(Figure scripts)
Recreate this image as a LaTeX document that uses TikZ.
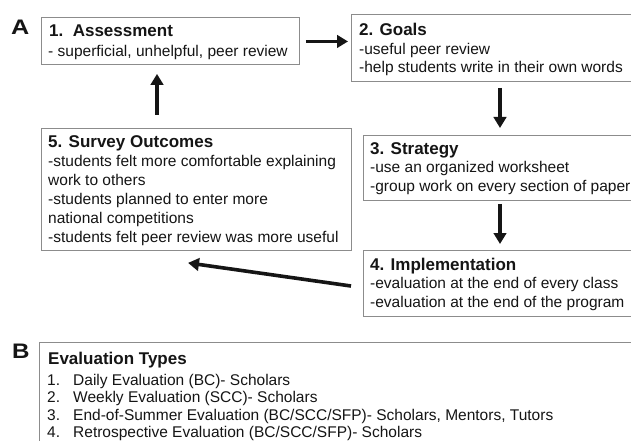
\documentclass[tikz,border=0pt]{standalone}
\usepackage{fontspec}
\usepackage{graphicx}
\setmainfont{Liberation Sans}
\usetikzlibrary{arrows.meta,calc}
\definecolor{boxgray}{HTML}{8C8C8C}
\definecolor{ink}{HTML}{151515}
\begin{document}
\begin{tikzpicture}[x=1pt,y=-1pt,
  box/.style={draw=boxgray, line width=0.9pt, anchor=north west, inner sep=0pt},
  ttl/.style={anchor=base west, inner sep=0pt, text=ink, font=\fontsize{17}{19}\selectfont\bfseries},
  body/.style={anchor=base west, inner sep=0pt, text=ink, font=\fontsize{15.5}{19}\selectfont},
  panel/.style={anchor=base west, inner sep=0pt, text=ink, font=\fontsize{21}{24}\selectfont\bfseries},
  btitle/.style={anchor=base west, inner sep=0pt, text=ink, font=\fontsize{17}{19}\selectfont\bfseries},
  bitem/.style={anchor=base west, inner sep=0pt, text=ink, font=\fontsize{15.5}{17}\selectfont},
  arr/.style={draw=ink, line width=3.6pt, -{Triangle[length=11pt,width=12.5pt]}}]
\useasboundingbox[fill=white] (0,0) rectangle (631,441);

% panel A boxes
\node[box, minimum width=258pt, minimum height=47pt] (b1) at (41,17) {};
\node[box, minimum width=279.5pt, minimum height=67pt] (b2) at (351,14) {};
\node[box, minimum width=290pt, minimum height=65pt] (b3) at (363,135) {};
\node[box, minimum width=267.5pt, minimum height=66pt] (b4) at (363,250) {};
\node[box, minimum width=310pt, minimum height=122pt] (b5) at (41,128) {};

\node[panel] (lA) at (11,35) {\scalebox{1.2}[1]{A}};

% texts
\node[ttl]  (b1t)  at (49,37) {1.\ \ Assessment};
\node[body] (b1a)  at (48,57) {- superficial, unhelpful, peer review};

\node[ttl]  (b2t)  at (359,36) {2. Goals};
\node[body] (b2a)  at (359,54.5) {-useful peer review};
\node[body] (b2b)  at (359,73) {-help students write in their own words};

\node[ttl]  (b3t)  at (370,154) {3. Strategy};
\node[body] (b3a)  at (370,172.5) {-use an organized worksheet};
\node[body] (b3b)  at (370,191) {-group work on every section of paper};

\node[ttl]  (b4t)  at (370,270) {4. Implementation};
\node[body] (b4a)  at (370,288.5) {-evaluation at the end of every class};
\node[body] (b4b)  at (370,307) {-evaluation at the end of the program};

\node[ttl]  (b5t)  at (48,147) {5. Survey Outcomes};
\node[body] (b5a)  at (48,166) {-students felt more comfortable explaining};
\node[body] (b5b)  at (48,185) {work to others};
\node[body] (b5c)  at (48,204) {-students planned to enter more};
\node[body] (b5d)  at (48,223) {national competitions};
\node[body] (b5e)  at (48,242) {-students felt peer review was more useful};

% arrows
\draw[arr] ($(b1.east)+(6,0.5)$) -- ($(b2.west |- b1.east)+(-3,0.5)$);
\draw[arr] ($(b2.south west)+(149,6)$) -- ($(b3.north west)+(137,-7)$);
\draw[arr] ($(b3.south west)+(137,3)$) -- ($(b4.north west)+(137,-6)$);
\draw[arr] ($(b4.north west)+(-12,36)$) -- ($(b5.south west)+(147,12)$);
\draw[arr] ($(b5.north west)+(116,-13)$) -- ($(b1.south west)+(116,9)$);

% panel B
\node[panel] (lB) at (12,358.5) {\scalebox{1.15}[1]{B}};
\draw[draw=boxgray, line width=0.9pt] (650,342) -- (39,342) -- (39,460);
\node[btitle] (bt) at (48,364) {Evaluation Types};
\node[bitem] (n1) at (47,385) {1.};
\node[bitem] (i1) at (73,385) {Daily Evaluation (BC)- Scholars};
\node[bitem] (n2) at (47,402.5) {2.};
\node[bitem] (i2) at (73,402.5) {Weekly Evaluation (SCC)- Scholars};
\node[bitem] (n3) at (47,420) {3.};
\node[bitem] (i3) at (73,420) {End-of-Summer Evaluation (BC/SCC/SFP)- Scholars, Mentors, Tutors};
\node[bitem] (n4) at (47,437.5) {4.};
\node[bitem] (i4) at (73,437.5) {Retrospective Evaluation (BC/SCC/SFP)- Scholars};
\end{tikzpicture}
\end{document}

==

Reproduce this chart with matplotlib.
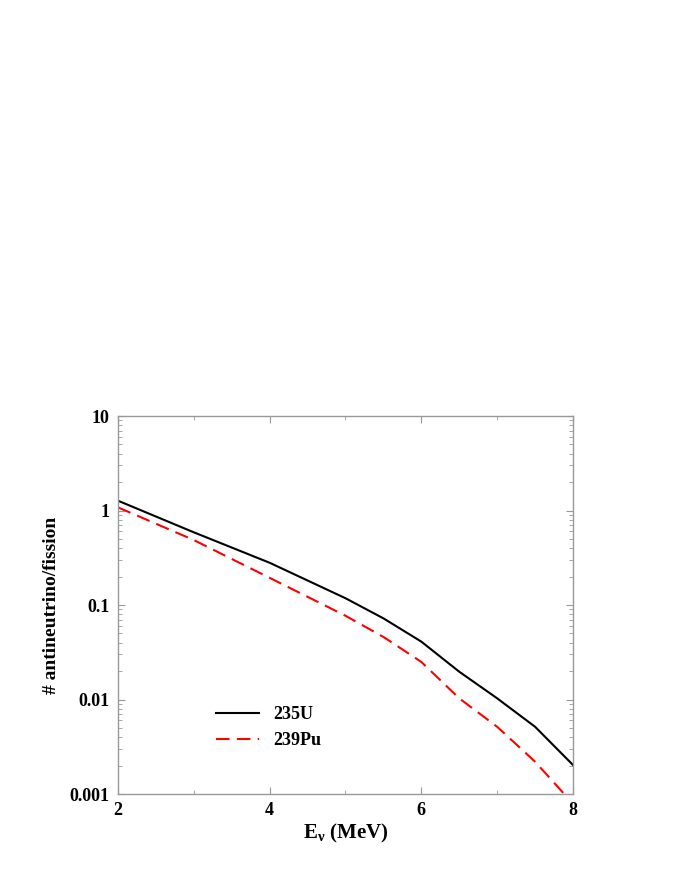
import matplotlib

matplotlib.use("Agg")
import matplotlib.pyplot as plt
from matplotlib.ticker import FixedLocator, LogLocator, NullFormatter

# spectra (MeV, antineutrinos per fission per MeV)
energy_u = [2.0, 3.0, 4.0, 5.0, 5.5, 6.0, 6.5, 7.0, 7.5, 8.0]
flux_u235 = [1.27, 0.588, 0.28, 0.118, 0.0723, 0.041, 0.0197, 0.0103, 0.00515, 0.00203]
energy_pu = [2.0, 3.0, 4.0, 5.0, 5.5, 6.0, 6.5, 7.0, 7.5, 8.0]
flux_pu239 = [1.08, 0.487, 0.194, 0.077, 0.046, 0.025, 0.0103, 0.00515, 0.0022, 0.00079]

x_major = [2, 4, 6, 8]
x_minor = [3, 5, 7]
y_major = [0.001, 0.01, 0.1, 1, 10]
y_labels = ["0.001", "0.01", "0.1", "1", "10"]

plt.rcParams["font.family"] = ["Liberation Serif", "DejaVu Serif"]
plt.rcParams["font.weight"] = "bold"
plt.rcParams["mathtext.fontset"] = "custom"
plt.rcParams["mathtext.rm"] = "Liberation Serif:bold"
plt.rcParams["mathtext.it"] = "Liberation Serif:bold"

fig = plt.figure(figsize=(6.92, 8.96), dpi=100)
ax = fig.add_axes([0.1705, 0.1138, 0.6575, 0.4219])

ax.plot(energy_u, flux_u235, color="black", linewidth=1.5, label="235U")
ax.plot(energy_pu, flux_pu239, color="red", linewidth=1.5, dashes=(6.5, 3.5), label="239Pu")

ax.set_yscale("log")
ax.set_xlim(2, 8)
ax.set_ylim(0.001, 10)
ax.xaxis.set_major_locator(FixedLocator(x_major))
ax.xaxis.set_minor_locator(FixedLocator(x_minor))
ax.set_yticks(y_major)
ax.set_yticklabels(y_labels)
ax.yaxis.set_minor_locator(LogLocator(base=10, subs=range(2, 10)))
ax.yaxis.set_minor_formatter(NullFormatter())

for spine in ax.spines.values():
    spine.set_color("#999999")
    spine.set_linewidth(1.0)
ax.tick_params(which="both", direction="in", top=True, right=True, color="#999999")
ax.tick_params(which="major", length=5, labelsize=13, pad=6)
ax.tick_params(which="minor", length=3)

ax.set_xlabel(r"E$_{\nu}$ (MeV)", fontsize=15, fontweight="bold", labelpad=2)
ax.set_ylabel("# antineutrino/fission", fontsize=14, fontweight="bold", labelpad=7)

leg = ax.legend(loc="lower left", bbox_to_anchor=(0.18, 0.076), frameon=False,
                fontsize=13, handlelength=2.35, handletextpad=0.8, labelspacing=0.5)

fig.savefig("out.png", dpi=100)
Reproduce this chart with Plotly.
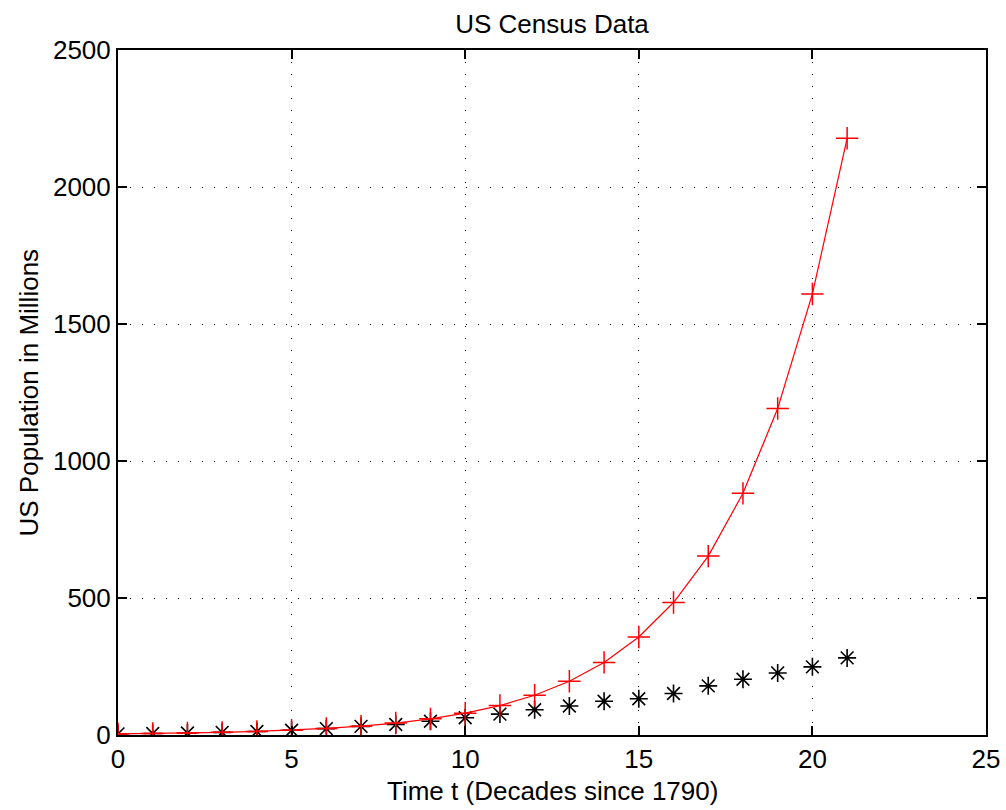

==

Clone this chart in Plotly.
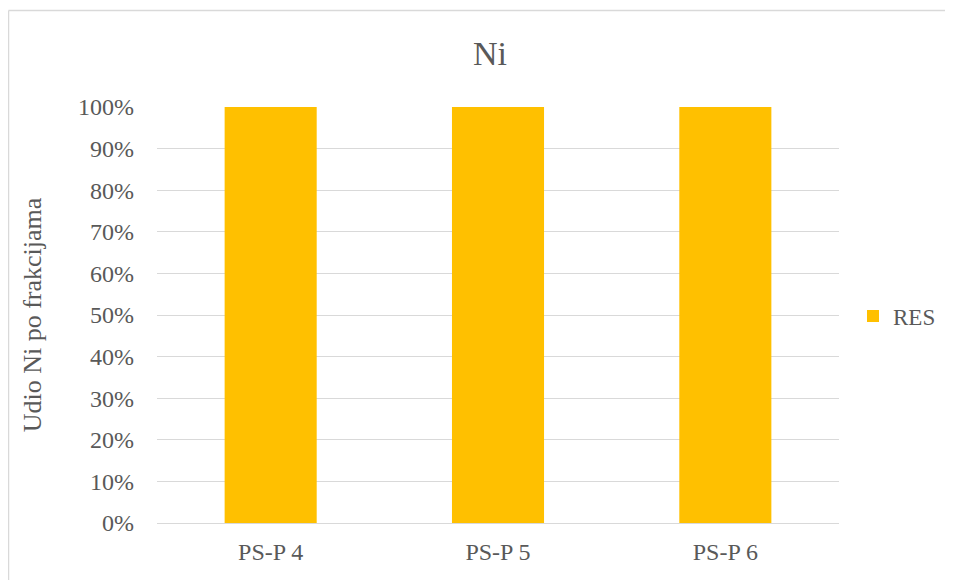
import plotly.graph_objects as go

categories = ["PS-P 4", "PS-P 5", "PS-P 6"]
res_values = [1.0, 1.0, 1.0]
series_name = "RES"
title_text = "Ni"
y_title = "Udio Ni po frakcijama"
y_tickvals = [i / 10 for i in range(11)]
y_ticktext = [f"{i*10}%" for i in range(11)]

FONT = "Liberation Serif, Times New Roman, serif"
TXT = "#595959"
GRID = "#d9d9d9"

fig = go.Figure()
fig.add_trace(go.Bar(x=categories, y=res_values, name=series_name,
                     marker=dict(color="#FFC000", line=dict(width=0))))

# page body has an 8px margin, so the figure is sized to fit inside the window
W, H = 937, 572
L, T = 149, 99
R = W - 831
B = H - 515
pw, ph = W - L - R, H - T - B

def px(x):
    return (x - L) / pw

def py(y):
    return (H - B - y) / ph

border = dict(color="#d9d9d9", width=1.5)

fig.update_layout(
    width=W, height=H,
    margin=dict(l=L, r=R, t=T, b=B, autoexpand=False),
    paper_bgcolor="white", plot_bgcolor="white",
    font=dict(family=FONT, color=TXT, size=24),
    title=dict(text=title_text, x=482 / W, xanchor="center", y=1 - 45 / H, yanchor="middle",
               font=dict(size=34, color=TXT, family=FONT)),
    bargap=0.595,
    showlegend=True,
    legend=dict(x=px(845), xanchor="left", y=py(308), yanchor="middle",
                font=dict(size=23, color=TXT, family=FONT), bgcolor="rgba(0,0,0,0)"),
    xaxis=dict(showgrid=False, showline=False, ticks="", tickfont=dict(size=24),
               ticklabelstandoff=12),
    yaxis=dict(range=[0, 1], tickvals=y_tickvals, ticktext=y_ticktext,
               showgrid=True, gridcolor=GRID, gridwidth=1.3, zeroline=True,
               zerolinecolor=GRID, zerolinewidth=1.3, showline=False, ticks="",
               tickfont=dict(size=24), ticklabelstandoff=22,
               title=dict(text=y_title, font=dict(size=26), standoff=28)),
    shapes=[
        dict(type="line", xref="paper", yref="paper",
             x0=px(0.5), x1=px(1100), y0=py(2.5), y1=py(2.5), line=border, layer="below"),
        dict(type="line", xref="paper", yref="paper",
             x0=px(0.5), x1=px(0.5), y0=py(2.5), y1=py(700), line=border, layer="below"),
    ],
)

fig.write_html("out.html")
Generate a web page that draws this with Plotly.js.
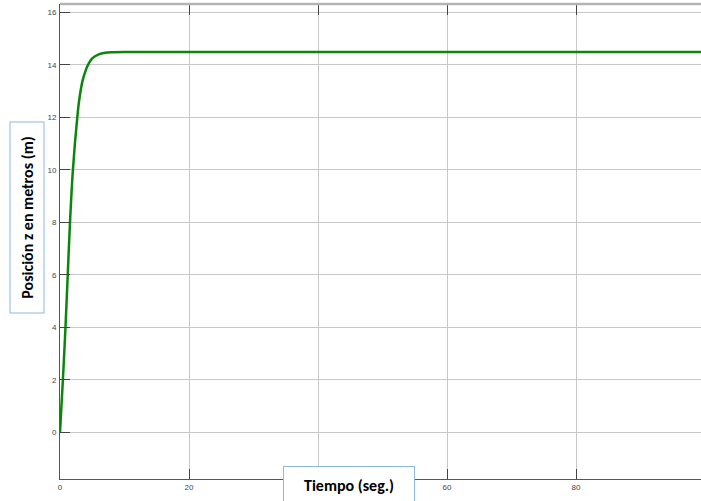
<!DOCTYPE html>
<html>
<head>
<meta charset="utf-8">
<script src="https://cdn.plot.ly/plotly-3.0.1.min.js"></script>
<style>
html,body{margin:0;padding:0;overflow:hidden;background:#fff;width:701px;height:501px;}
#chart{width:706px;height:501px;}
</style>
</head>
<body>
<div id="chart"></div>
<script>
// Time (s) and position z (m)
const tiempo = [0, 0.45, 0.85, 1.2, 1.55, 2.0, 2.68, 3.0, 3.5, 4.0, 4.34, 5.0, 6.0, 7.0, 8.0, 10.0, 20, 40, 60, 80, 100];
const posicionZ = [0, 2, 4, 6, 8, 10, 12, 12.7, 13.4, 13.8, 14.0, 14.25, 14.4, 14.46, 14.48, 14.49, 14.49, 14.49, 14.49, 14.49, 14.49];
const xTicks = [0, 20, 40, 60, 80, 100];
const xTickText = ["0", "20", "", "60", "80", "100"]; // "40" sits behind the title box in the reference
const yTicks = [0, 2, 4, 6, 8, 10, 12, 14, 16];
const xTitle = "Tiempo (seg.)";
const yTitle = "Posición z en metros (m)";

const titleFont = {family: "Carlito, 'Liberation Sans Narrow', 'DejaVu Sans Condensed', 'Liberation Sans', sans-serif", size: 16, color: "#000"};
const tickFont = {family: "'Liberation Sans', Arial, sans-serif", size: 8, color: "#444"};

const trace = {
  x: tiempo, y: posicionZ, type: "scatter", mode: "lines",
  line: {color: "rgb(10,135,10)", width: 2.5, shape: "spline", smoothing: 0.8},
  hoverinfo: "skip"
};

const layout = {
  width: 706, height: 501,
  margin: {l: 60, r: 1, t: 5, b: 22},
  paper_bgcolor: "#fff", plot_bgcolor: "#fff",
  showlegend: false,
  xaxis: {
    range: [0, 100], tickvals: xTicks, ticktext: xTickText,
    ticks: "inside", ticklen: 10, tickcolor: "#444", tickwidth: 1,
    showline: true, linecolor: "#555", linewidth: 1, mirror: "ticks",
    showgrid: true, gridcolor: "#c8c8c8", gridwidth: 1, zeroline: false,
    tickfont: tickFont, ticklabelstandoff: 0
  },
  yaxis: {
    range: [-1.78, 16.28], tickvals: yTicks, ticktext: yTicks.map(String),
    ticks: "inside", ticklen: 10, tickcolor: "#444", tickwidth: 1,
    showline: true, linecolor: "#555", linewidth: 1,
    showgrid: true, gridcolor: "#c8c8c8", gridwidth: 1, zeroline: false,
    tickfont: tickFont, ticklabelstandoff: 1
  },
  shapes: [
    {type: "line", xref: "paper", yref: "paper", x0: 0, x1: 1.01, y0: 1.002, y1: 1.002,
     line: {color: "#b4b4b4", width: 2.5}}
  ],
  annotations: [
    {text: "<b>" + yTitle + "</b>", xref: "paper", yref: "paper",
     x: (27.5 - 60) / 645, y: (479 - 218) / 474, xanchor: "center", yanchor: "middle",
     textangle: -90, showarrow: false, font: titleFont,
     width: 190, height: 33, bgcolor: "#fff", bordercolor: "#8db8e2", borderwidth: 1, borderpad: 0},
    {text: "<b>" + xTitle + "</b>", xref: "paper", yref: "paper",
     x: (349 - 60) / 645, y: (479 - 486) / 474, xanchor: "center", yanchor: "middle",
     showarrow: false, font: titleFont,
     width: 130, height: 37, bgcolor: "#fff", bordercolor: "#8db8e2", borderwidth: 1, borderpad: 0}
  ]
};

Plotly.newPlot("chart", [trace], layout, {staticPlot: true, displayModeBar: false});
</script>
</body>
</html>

[Description of the task]: Going back to the data above, write out everything from the line with "Generate a web" down to the line with "z en metros", both included, leaving every picture out.

[Final result]:
Generate a web page that draws this with Plotly.js.
<!DOCTYPE html>
<html>
<head>
<meta charset="utf-8">
<script src="https://cdn.plot.ly/plotly-3.0.1.min.js"></script>
<style>
html,body{margin:0;padding:0;overflow:hidden;background:#fff;width:701px;height:501px;}
#chart{width:706px;height:501px;}
</style>
</head>
<body>
<div id="chart"></div>
<script>
// Time (s) and position z (m)
const tiempo = [0, 0.45, 0.85, 1.2, 1.55, 2.0, 2.68, 3.0, 3.5, 4.0, 4.34, 5.0, 6.0, 7.0, 8.0, 10.0, 20, 40, 60, 80, 100];
const posicionZ = [0, 2, 4, 6, 8, 10, 12, 12.7, 13.4, 13.8, 14.0, 14.25, 14.4, 14.46, 14.48, 14.49, 14.49, 14.49, 14.49, 14.49, 14.49];
const xTicks = [0, 20, 40, 60, 80, 100];
const xTickText = ["0", "20", "", "60", "80", "100"]; // "40" sits behind the title box in the reference
const yTicks = [0, 2, 4, 6, 8, 10, 12, 14, 16];
const xTitle = "Tiempo (seg.)";
const yTitle = "Posición z en metros (m)";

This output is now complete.